The Indian Woman in Science at CERN

Shiva at Centre for Nuclear Research

by Divya Badri

Women and girls in science need greater representation internationally. Gender equality is a sustainable development goal number 5. Why is gender equality in science important for sustainable development in India or anywhere else in the world? Equal access to education and opportunities is essential. This applies not only to societies in the Global North but also in the Global South. Be it in Switzerland or in India, it also applies in the field of science and tech.

Finding solutions to end gender inequality requires female role-models. Higher numbers of women scientists and technologists could inspire young girls to take up this field as a profession.

A Woman in Science from India!

Archana Sharma is an Indian living in Geneva, Switzerland. In India’s respected and widely read national daily The Hindu, she shares the challenges she faced. “It was challenging to do a Ph.D in a place where I had to get through exams in French, a language totally alien to me. Designing and building detectors from scratch was another tough task. There was no weekend, no holidays, and with a young child, it was an uphill task. But I had to take these challenges head on.” Dr. Archana Sharma works at CERN, the European Centre for Nuclear Research, which is located in Geneva, Switzerland. She was part of the team that discovered the famous God particle – the Higgs Boson.

Quantum physics is a challenging subject already, moreover, being in a completely different culture could not have been easy for Dr. Sharma when she began her journey.

Of Subatomic Particles and Hope for the Future

When CERN has its open day in Geneva, never miss the chance! My first impressions from the European Centre for Nuclear Research on the Swiss-French border are incredibly captivating.

Physicists at CERN will always tell you they know that they know nothing. They delve into the goings on of subatomic particles. They seem to have gotten the big picture a lot more clearly than so many news headlines! It was refreshing to meet people who are seeking the truth via science. The monotonous humdrum of daily news and politics are soon forgotten. You then hope for a better future, when immersed in seeking answers via giant, underground experiments.

“Take photos and talk about us!”

CERN asks people to come and discover the future with them. CERN has an ancient, extremely old symbol from Indian culture right in the Centre of their campus.
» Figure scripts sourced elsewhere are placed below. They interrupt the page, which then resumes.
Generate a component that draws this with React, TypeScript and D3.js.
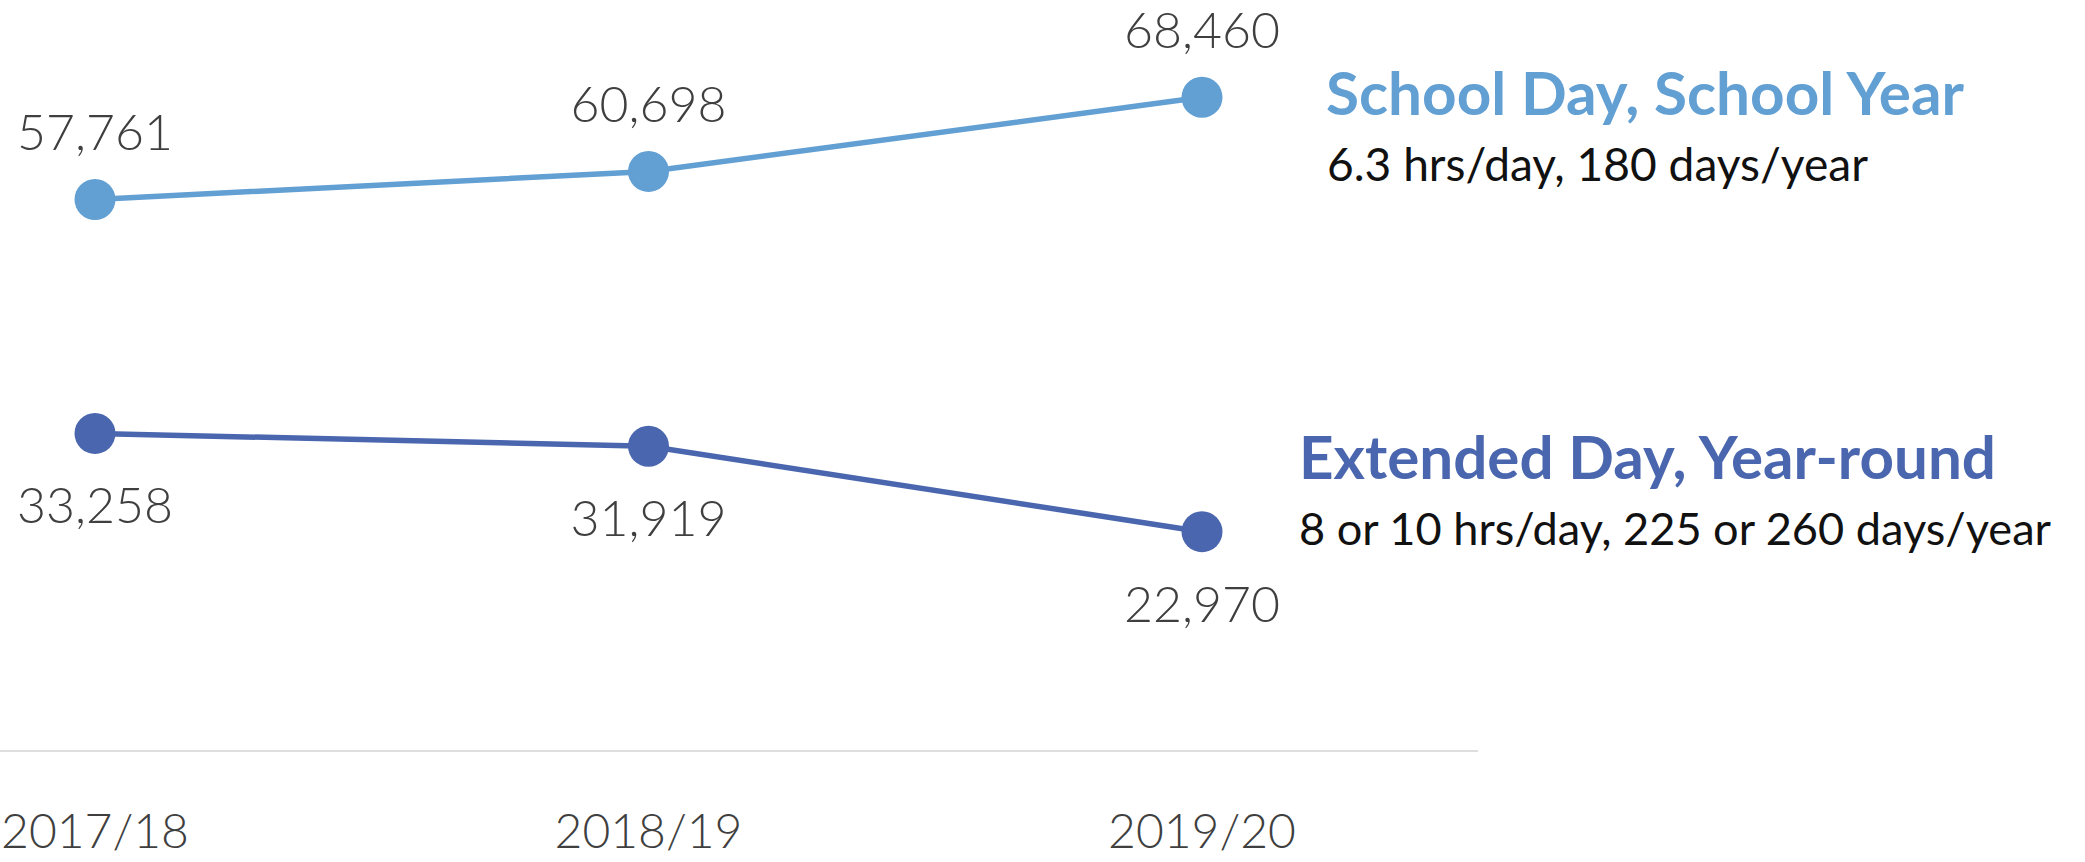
import React from "react";
import * as d3 from "d3";

// School years on the x axis
const years = ["2017/18", "2018/19", "2019/20"];

// Enrolment per program type
const schoolDayValues = [57761, 60698, 68460];
const extendedDayValues = [33258, 31919, 22970];

// Legend text
const schoolDayTitle = "School Day, School Year";
const schoolDaySub = "6.3 hrs/day, 180 days/year";
const extendedDayTitle = "Extended Day, Year-round";
const extendedDaySub = "8 or 10 hrs/day, 225 or 260 days/year";

const W = 2085;
const H = 862;
const BASE_Y = 751;

const LIGHT = "#629fd3";
const DARK = "#4a66ae";
const LABEL = "#3f3f3f";
const FONT = "Lato, 'Noto Sans', sans-serif";

const fmt = d3.format(",");

export default function App() {
  const x = d3.scalePoint<string>().domain(years).range([95, 1202]);
  const y = d3.scaleLinear().domain([0, 70000]).range([BASE_Y, 82.6]);

  const line = d3
    .line<number>()
    .x((_, i) => x(years[i]) as number)
    .y((d) => y(d));

  const series = [
    { key: "school", values: schoolDayValues, color: LIGHT, labelDy: -49 },
    { key: "extended", values: extendedDayValues, color: DARK, labelDy: 90 },
  ];

  return (
    <svg
      width={W}
      height={H}
      style={{ position: "absolute", left: 0, top: 0, background: "#fff" }}
    >
      {/* baseline */}
      <line x1={0} x2={1478} y1={BASE_Y} y2={BASE_Y} stroke="#dedede" strokeWidth={2} />

      {/* x axis labels */}
      {years.map((yr) => (
        <text
          key={yr}
          x={x(yr)}
          y={848}
          textAnchor="middle"
          fontFamily={FONT}
          fontWeight={300}
          fontSize={48}
          fill={LABEL}
        >
          {yr}
        </text>
      ))}

      {series.map((s) => (
        <g key={s.key}>
          <path d={line(s.values) || ""} fill="none" stroke={s.color} strokeWidth={5.5} />
          {s.values.map((v, i) => (
            <circle key={i} cx={x(years[i])} cy={y(v)} r={20.5} fill={s.color} />
          ))}
          {s.values.map((v, i) => (
            <text
              key={"t" + i}
              x={x(years[i])}
              y={y(v) + s.labelDy}
              textAnchor="middle"
              fontFamily={FONT}
              fontWeight={300}
              fontSize={50}
              fill={LABEL}
            >
              {fmt(v)}
            </text>
          ))}
        </g>
      ))}

      {/* legend */}
      <text
        x={1326}
        y={115}
        fontFamily={FONT}
        fontWeight={700}
        fontSize={59}
        fill={LIGHT}
        textLength={638}
        lengthAdjust="spacingAndGlyphs"
      >
        {schoolDayTitle}
      </text>
      <text
        x={1327}
        y={181}
        fontFamily={FONT}
        fontWeight={400}
        fontSize={46}
        fill="#111"
        textLength={541}
        lengthAdjust="spacingAndGlyphs"
      >
        {schoolDaySub}
      </text>
      <text
        x={1299}
        y={479}
        fontFamily={FONT}
        fontWeight={700}
        fontSize={59}
        fill={DARK}
        textLength={697}
        lengthAdjust="spacingAndGlyphs"
      >
        {extendedDayTitle}
      </text>
      <text
        x={1299}
        y={545}
        fontFamily={FONT}
        fontWeight={400}
        fontSize={45}
        fill="#111"
        textLength={752}
        lengthAdjust="spacingAndGlyphs"
      >
        {extendedDaySub}
      </text>
    </svg>
  );
}
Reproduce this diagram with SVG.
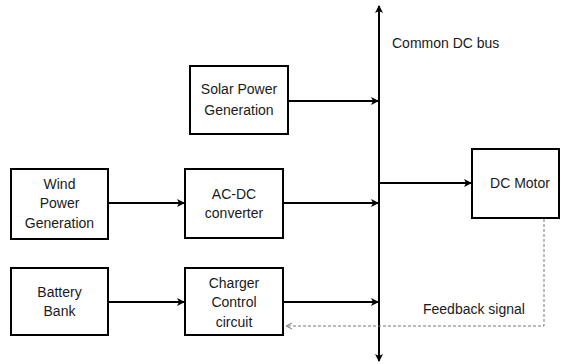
<svg xmlns="http://www.w3.org/2000/svg" width="566" height="364" viewBox="0 0 566 364">
<defs>
<style>
.box{fill:#fff;stroke:#000;stroke-width:2}
.t{font-family:"Liberation Sans",Arial,sans-serif;font-size:14px;fill:#1a1a1a;text-anchor:middle}
.l{fill:none;stroke:#000;stroke-width:2}
.d{fill:none;stroke:#777;stroke-width:1;stroke-dasharray:3,2}
</style>
<marker id="a" markerWidth="8" markerHeight="8" refX="7" refY="4" orient="auto" markerUnits="userSpaceOnUse"><path d="M0,0 L8,4 L0,8 L2,4 Z" fill="#000"/></marker>
<marker id="o" markerWidth="8" markerHeight="8" refX="7" refY="4" orient="auto" markerUnits="userSpaceOnUse"><path d="M1,1 L7,4 L1,7" fill="none" stroke="#777" stroke-width="1"/></marker>
</defs>
<g id="connectors">
<line class="l" x1="379" y1="350" x2="379" y2="6" marker-end="url(#a)"/>
<line class="l" x1="379" y1="200" x2="379" y2="361" marker-end="url(#a)"/>
<line class="l" x1="288" y1="101" x2="378" y2="101" marker-end="url(#a)"/>
<line class="l" x1="108" y1="203" x2="184" y2="203" marker-end="url(#a)"/>
<line class="l" x1="283" y1="203" x2="378" y2="203" marker-end="url(#a)"/>
<line class="l" x1="108" y1="302" x2="184" y2="302" marker-end="url(#a)"/>
<line class="l" x1="283" y1="302" x2="378" y2="302" marker-end="url(#a)"/>
<line class="l" x1="380" y1="183" x2="471" y2="183" marker-end="url(#a)"/>
<polyline class="d" points="544,219 544,326 286,326" marker-end="url(#o)"/>
</g>
<g id="common-dc-bus-label"><text class="t" x="392" y="48" style="text-anchor:start">Common DC bus</text></g>
<g id="solar"><rect class="box" x="190" y="66" width="98" height="68"/><text class="t" x="239" y="94">Solar Power</text><text class="t" x="239" y="115">Generation</text></g>
<g id="wind"><rect class="box" x="11" y="169" width="97" height="70"/><text class="t" x="59.5" y="189">Wind</text><text class="t" x="59.5" y="208">Power</text><text class="t" x="59.5" y="228">Generation</text></g>
<g id="acdc"><rect class="box" x="185" y="169" width="98" height="69"/><text class="t" x="234" y="199">AC-DC</text><text class="t" x="234" y="218">converter</text></g>
<g id="battery"><rect class="box" x="11" y="268" width="97" height="67"/><text class="t" x="59.5" y="297">Battery</text><text class="t" x="59.5" y="316">Bank</text></g>
<g id="charger"><rect class="box" x="185" y="268" width="98" height="67"/><text class="t" x="234" y="288">Charger</text><text class="t" x="234" y="307">Control</text><text class="t" x="234" y="327">circuit</text></g>
<g id="motor"><rect class="box" x="472" y="149" width="87" height="69"/><text class="t" x="520" y="188">DC Motor</text></g>
<g id="feedback-label"><text class="t" x="423" y="314" style="text-anchor:start">Feedback signal</text></g>
</svg>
Why is there a Shiva statue (a Hindu God) in the middle of CERN? Visit their website where they answer this in French and in English. Listen to Aldous Huxley explain the dancing Shiva in his interview from the 1960’s!

Usually, one is told to keep cameras away while visiting prestigious capitalistic establishments. In the true spirit of seeking the truth and collaboration, Dr. Archana Sharma from CERN encouraged me to take photos. A woman who has dedicated her life to science, told me to spread the word about their establishment of knowledge! The feeling in the air was just so calming and nice, equitable, authentic. It truly felt sustainable for years to come.